Abstract

Fe-rich minnesotaites with Fe/(Fe + Mg) ratios of 0.80 and 0.92 were studied using high‐resolution transmission electron microscopy (hrtem). [010] images show the relative positions of tetrahedra and octahedra in the 2:1 layers and the inverted tetrahedra in the interlayer regions. Minnesotaite having Fe/(Fe + Mg) = 0.92 exhibits electron‐diffraction patterns characteristic of a C‐centered cell, but hrtem images show that tetrahedral strip widths are severely disordered along the a direction. The sample with Fe/(Fe + Mg) =0.80 contains domains of ordered primitive cells as well as disordered C‐centered cells. Strips that are three and four tetrahedra wide predominate, but newly discovered strips that are two tetrahedra wide and others that are more than four tetrahedra wide also occur in both specimens. Wide tetrahedral strips are more abundant in the minnesotaite having Fe/(Fe + Mg) = 0.80, and a strip 10 tetrahedra wide was observed. Various β* values occur; they can be derived by displacement of opposing tetrahedral strips across the octahedral sheet within each layer by (n/10)a along the a axis in the primitive‐cell minnesotaite.
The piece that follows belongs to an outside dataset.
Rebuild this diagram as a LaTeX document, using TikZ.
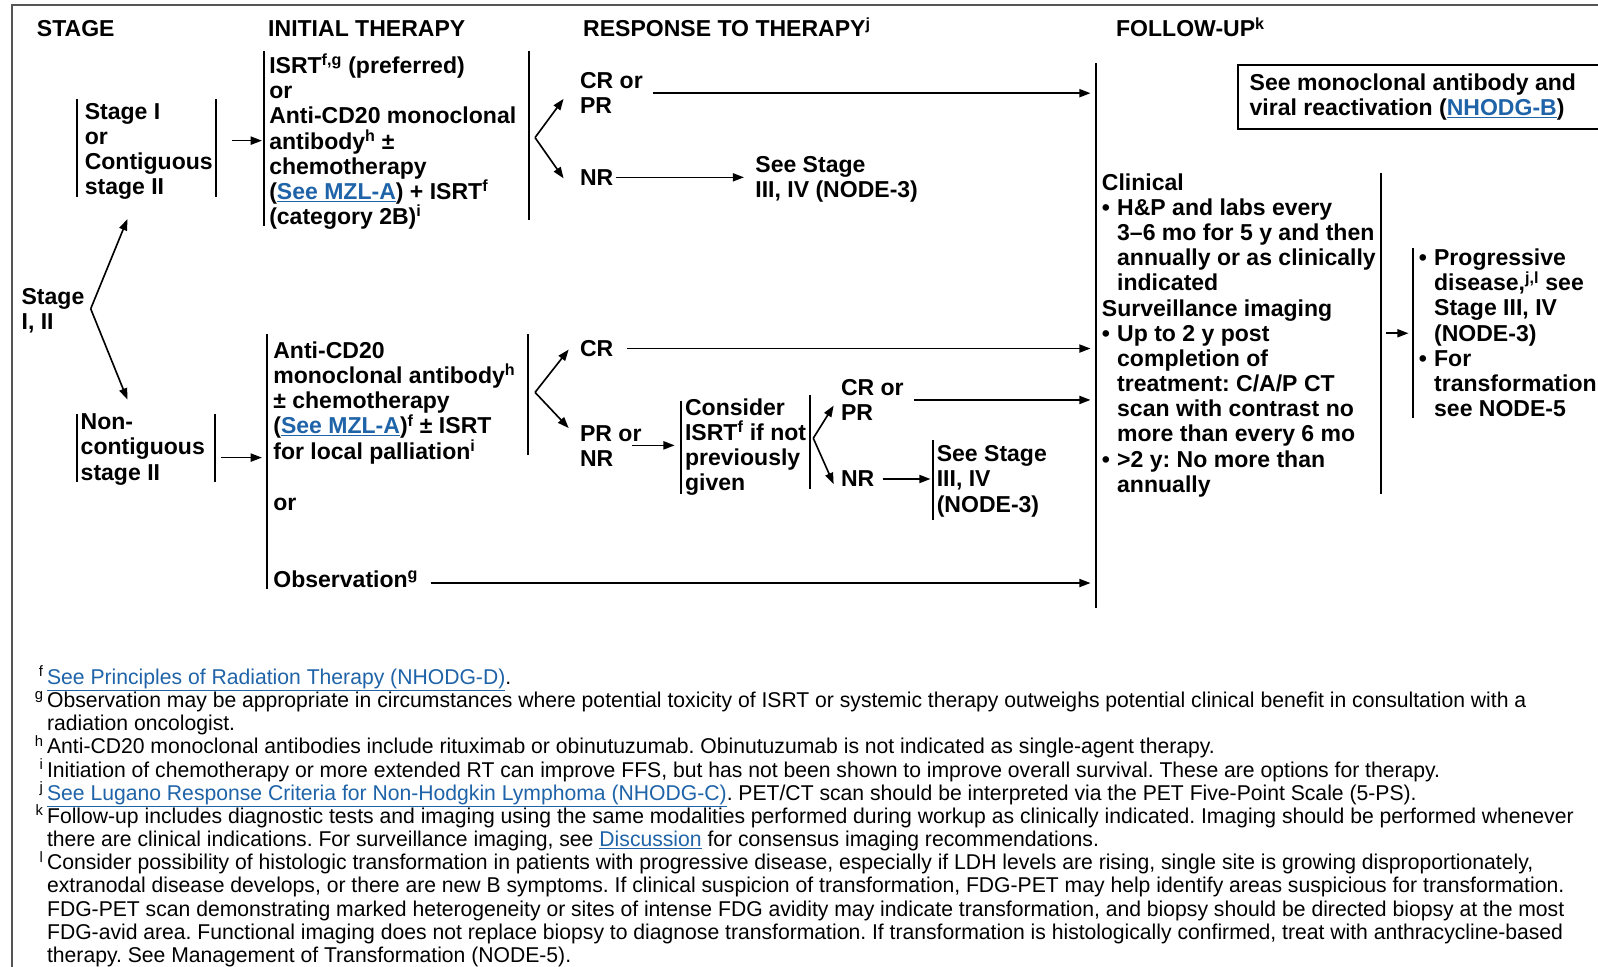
\documentclass[tikz,border=0pt]{standalone}
\usepackage{fontspec}
\setmainfont{Liberation Sans}
\newfontfamily\fnfont[FakeStretch=0.988]{Liberation Sans}
\usetikzlibrary{arrows.meta}
\definecolor{linkblue}{RGB}{31,99,168}
\definecolor{framegray}{RGB}{85,85,85}
\newcommand\lnk[1]{\textcolor{linkblue}{\underline{#1}}}
\newcommand\sps[1]{\textsuperscript{#1}}
\newcommand\fsp[1]{\llap{\smash{\textsuperscript{#1}}\,}}
\newcommand\bul{\makebox[15pt][l]{•}}
\newcommand\ind{\hspace*{15pt}}
\frenchspacing
\begin{document}
\begin{tikzpicture}[x=1pt,y=-1pt,
  txt/.style={inner sep=0pt, align=left, font=\fontsize{22.6}{24.7}\selectfont\bfseries},
  hd/.style={inner sep=0pt, anchor=base west, font=\fontsize{22.6}{24.7}\selectfont\bfseries},
  bar/.style={line width=2pt},
  arr/.style={line width=1.6pt, -{Triangle[length=11pt,width=8pt]}},
  fn/.style={inner sep=0pt, align=left, font=\fontsize{21}{22.75}\selectfont\fnfont},
]
\useasboundingbox (0,0) rectangle (1568,948);
\draw[framegray, line width=1.5pt] (12,960) -- (12,5) -- (1580,5);

% headings
\node[hd] (hStage) at (36,36) {STAGE};
\node[hd] (hInit) at (263,36) {INITIAL THERAPY};
\node[hd] (hResp) at (572,36) {RESPONSE TO THERAPY\sps{j}};
\node[hd] (hFol) at (1095,36) {FOLLOW-UP\sps{k}};

% follow-up target line
\coordinate (fu) at (1070,0);
\draw[bar] (1075,62) -- (1075,597);

% stage I, II
\node[txt, anchor=north west] (st) at (21,283) {Stage\\I, II};
\coordinate (vst) at (89,303);
\coordinate (tS1) at (125,215);
\coordinate (tNC) at (125,392);
\draw[arr] (vst) -- (tS1);
\draw[arr] (vst) -- (tNC);

% stage I box
\node[txt, anchor=north west] (s1) at (83,101) {Stage I\\or\\Contiguous\\stage II};
\draw[bar] (76,97) -- (76,193);
\draw[bar] (212,97) -- (212,193);
\coordinate (a1s) at (228,138);
\coordinate (a1e) at (257,138);
\draw[arr] (a1s) -- (a1e);

% initial therapy 1
\node[txt, anchor=north west] (b1) at (264,53) {ISRT\sps{f,g} (preferred)\\or\\Anti-CD20 monoclonal\\antibody\sps{h} ±\\chemotherapy\\(\lnk{See MZL-A}) + ISRT\sps{f}\\(category 2B)\sps{i}};
\draw[bar] (259,50) -- (259,222);
\draw[bar] (519,50) -- (519,216);
\coordinate (v1) at (525,135);
\coordinate (v1a) at (553,97);
\coordinate (v1b) at (553,175);
\draw[arr] (v1) -- (v1a);
\draw[arr] (v1) -- (v1b);

% responses 1
\node[txt, anchor=north west] (cp1) at (569,71) {CR or\\PR};
\node[txt, anchor=west] (nr1) at (569,174) {NR};
\node[txt, anchor=north west] (ss1) at (741,153) {See Stage\\III, IV (NODE-3)};
\draw[arr] ([xshift=10pt]cp1.east) coordinate (c1) -- (c1 -| fu);
\draw[arr] ([xshift=2pt]nr1.east) coordinate (c2) -- ([xshift=-11pt]c2 -| ss1.west);

% monoclonal box
\node[txt, anchor=north west] (mono) at (1226,72) {See monoclonal antibody and\\viral reactivation (\lnk{NHODG-B})};
\draw[line width=2pt] (1215,64) rectangle (1590,127);

% clinical
\node[txt, anchor=north west] (clin) at (1081,170) {Clinical\\\bul H\&P and labs every\\\ind 3–6 mo for 5 y and then\\\ind annually or as clinically\\\ind indicated\\Surveillance imaging\\\bul Up to 2 y post\\\ind completion of\\\ind treatment: C/A/P CT\\\ind scan with contrast no\\\ind more than every 6 mo\\\bul >2 y: No more than\\\ind annually};
\draw[bar] (1355,170) -- (1355,485);
\coordinate (a2s) at (1360,327);
\coordinate (a2e) at (1382,327);
\draw[arr] (a2s) -- (a2e);

% progressive
\node[txt, anchor=north west] (prog) at (1392,244) {\bul Progressive\\\ind disease,\sps{j,l} see\\\ind Stage III, IV\\\ind (NODE-3)\\\bul For\\\ind transformation\\\ind see NODE-5};
\draw[bar] (1386,243) -- (1386,410);

% non-contiguous
\node[txt, anchor=north west] (nc) at (79,406) {Non-\\contiguous\\stage II};
\draw[bar] (76,406) -- (76,473);
\draw[bar] (211,406) -- (211,473);
\coordinate (a3s) at (217,449);
\coordinate (a3e) at (257,449);
\draw[arr] (a3s) -- (a3e);

% initial therapy 2
\node[txt, anchor=north west] (b2) at (268,335) {Anti-CD20\\monoclonal antibody\sps{h}\\± chemotherapy\\(\lnk{See MZL-A})\sps{f} ± ISRT\\for local palliation\sps{i}};
\node[txt, anchor=west] (or2) at (268,495) {or};
\node[txt, anchor=west] (obs) at (268,568) {Observation\sps{g}};
\draw[bar] (262,328) -- (262,578);
\draw[bar] (518,328) -- (518,446);
\coordinate (v2) at (525,385);
\coordinate (v2a) at (558,343);
\coordinate (v2b) at (558,420);
\draw[arr] (v2) -- (v2a);
\draw[arr] (v2) -- (v2b);
\draw[arr] ([shift={(12,-4)}]obs.base east) coordinate (c3) -- (c3 -| fu);

% responses 2
\node[txt, anchor=west] (cr2) at (569,342) {CR};
\draw[arr] ([xshift=13pt]cr2.east) coordinate (c4) -- (c4 -| fu);
\node[txt, anchor=north west] (prnr) at (569,417) {PR or\\NR};
\node[txt, anchor=north west] (cons) at (672,391) {Consider\\ISRT\sps{f} if not\\previously\\given};
\coordinate (a4s) at (620,437);
\coordinate (a4e) at (662,437);
\draw[arr] (a4s) -- (a4e);
\draw[bar] (668,393) -- (668,485);
\draw[bar] (795,388) -- (795,480);
\coordinate (v3) at (798,430);
\coordinate (v3a) at (818,398);
\coordinate (v3b) at (818,475);
\draw[arr] (v3) -- (v3a);
\draw[arr] (v3) -- (v3b);
\node[txt, anchor=north west] (cp2) at (825,372) {CR or\\PR};
\draw[arr] ([xshift=10pt]cp2.east) coordinate (c5) -- (c5 -| fu);
\node[txt, anchor=west] (nr2) at (825,470) {NR};
\node[txt, anchor=north west] (ss2) at (919,437) {See Stage\\III, IV\\(NODE-3)};
\draw[bar] (915,432) -- (915,510);
\draw[arr] ([xshift=8pt]nr2.east) coordinate (c6) -- ([xshift=-6pt]c6 -| ss2.west);

% footnotes
\node[fn, anchor=north west] (notes) at (46,656) {\fsp{f}\lnk{See Principles of Radiation Therapy (NHODG-D)}.\\
\fsp{g}Observation may be appropriate in circumstances where potential toxicity of ISRT or systemic therapy outweighs potential clinical benefit in consultation with a\\
radiation oncologist.\\
\fsp{h}Anti-CD20 monoclonal antibodies include rituximab or obinutuzumab. Obinutuzumab is not indicated as single-agent therapy.\\
\fsp{i}Initiation of chemotherapy or more extended RT can improve FFS, but has not been shown to improve overall survival. These are options for therapy.\\
\fsp{j}\lnk{See Lugano Response Criteria for Non-Hodgkin Lymphoma (NHODG-C)}. PET/CT scan should be interpreted via the PET Five-Point Scale (5-PS).\\
\fsp{k}Follow-up includes diagnostic tests and imaging using the same modalities performed during workup as clinically indicated. Imaging should be performed whenever\\
there are clinical indications. For surveillance imaging, see \lnk{Discussion} for consensus imaging recommendations.\\
\fsp{l}Consider possibility of histologic transformation in patients with progressive disease, especially if LDH levels are rising, single site is growing disproportionately,\\
extranodal disease develops, or there are new B symptoms. If clinical suspicion of transformation, FDG-PET may help identify areas suspicious for transformation.\\
FDG-PET scan demonstrating marked heterogeneity or sites of intense FDG avidity may indicate transformation, and biopsy should be directed biopsy at the most\\
FDG-avid area. Functional imaging does not replace biopsy to diagnose transformation. If transformation is histologically confirmed, treat with anthracycline-based\\
therapy. See Management of Transformation (NODE-5).};
\end{tikzpicture}
\end{document}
Local variations of β* values are also associated with strip‐width disorder. Crystal regions having β* = 64° are most abundant, but regions having β*= 52° are also common.The Fe/(Fe + Mg) ratio seems to be important in determining the strip‐width disorder as well as the average tetrahedral strip width. Increased strip widths tend toward a talc‐like structure, which consists of “infinitely” wide tetrahedral strips.